SUPPLIED INFORMATION:
....................

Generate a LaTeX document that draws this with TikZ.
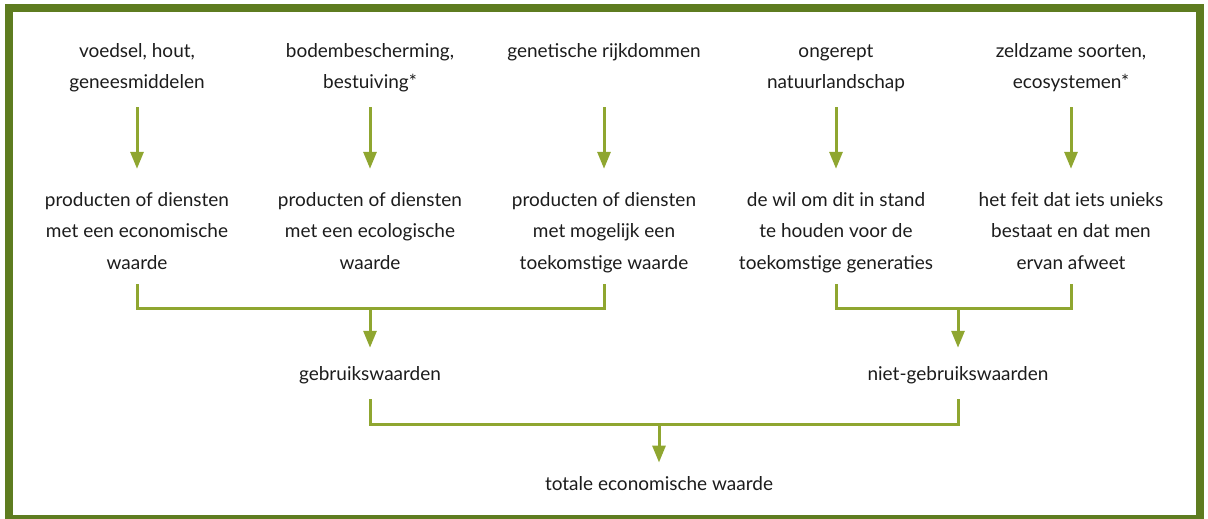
\documentclass[tikz,border=0pt]{standalone}
\usepackage{fontspec}
\setmainfont{Lato}
\usetikzlibrary{arrows.meta, positioning, calc}

\definecolor{framegreen}{RGB}{94,124,32}
\definecolor{linegreen}{RGB}{143,166,48}
\definecolor{textgray}{RGB}{28,28,28}

\begin{document}
\begin{tikzpicture}[x=1pt, y=-1pt,
    lbl/.style={align=center, inner sep=0pt, anchor=base, text=textgray,
        font=\fontsize{19}{31.5}\selectfont,
        execute at begin node=\strut, execute at end node=\strut},
    line/.style={draw=linegreen, line width=3pt},
    arr/.style={line, -{Triangle[width=13pt, length=17pt]}}]
    \useasboundingbox (0,0) rectangle (1208,519);
    \draw[framegreen, line width=8pt] (9,8) rectangle (1200,519);

    \node[lbl] (t1) at (137,88.5) {voedsel, hout,\\geneesmiddelen};
    \node[lbl] (t2) at (370,88.5) {bodembescherming,\\bestuiving*};
    \node[lbl] (t3) at (604,88.5) {genetische rijkdommen\\\mbox{}};
    \node[lbl] (t4) at (836,88.5) {ongerept\\natuurlandschap};
    \node[lbl] (t5) at (1071,88.5) {zeldzame soorten,\\ecosystemen*};

    \node[lbl] (m1) at (137,269) {producten of diensten\\met een economische\\waarde};
    \node[lbl] (m2) at (370,269) {producten of diensten\\met een ecologische\\waarde};
    \node[lbl] (m3) at (604,269) {producten of diensten\\met mogelijk een\\toekomstige waarde};
    \node[lbl] (m4) at (836,269) {de wil om dit in stand\\te houden voor de\\toekomstige generaties};
    \node[lbl] (m5) at (1071,269) {het feit dat iets unieks\\bestaat en dat men\\ervan afweet};

    \node[lbl] (use) at (370,380) {gebruikswaarden};
    \node[lbl] (nonuse) at (958,380) {niet-gebruikswaarden};
    \node[lbl] (total) at (659,490.5) {totale economische waarde};

    \coordinate (juse) at (370,308);
    \coordinate (jnon) at (958,308);
    \coordinate (jtot) at (659,424);

    \foreach \i in {1,...,5}
        \draw[arr, shorten <=9pt, shorten >=23pt] (t\i) -- (m\i);

    \draw[line, shorten <=5.5pt, shorten >=5.5pt] (m1.south) |- (juse) -| (m3.south);
    \draw[line, shorten <=5.5pt, shorten >=5.5pt] (m4.south) |- (jnon) -| (m5.south);
    \draw[arr, shorten >=10pt] (juse) -- (use);
    \draw[arr, shorten >=10pt] (jnon) -- (nonuse);

    \draw[line, shorten <=9.5pt, shorten >=9.5pt] (use.south) |- (jtot) -| (nonuse.south);
    \draw[arr, shorten >=5.7pt] (jtot) -- (total);
\end{tikzpicture}
\end{document}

....................

TASK TO CARRY OUT:
Every line from the top of the material above through the line with "(t5) at (1071,88.5)" should be duplicated exactly, please; leave out the pictures.

COMPLETED TASK:
Generate a LaTeX document that draws this with TikZ.
\documentclass[tikz,border=0pt]{standalone}
\usepackage{fontspec}
\setmainfont{Lato}
\usetikzlibrary{arrows.meta, positioning, calc}

\definecolor{framegreen}{RGB}{94,124,32}
\definecolor{linegreen}{RGB}{143,166,48}
\definecolor{textgray}{RGB}{28,28,28}

\begin{document}
\begin{tikzpicture}[x=1pt, y=-1pt,
    lbl/.style={align=center, inner sep=0pt, anchor=base, text=textgray,
        font=\fontsize{19}{31.5}\selectfont,
        execute at begin node=\strut, execute at end node=\strut},
    line/.style={draw=linegreen, line width=3pt},
    arr/.style={line, -{Triangle[width=13pt, length=17pt]}}]
    \useasboundingbox (0,0) rectangle (1208,519);
    \draw[framegreen, line width=8pt] (9,8) rectangle (1200,519);

    \node[lbl] (t1) at (137,88.5) {voedsel, hout,\\geneesmiddelen};
    \node[lbl] (t2) at (370,88.5) {bodembescherming,\\bestuiving*};
    \node[lbl] (t3) at (604,88.5) {genetische rijkdommen\\\mbox{}};
    \node[lbl] (t4) at (836,88.5) {ongerept\\natuurlandschap};
    \node[lbl] (t5) at (1071,88.5) {zeldzame soorten,\\ecosystemen*};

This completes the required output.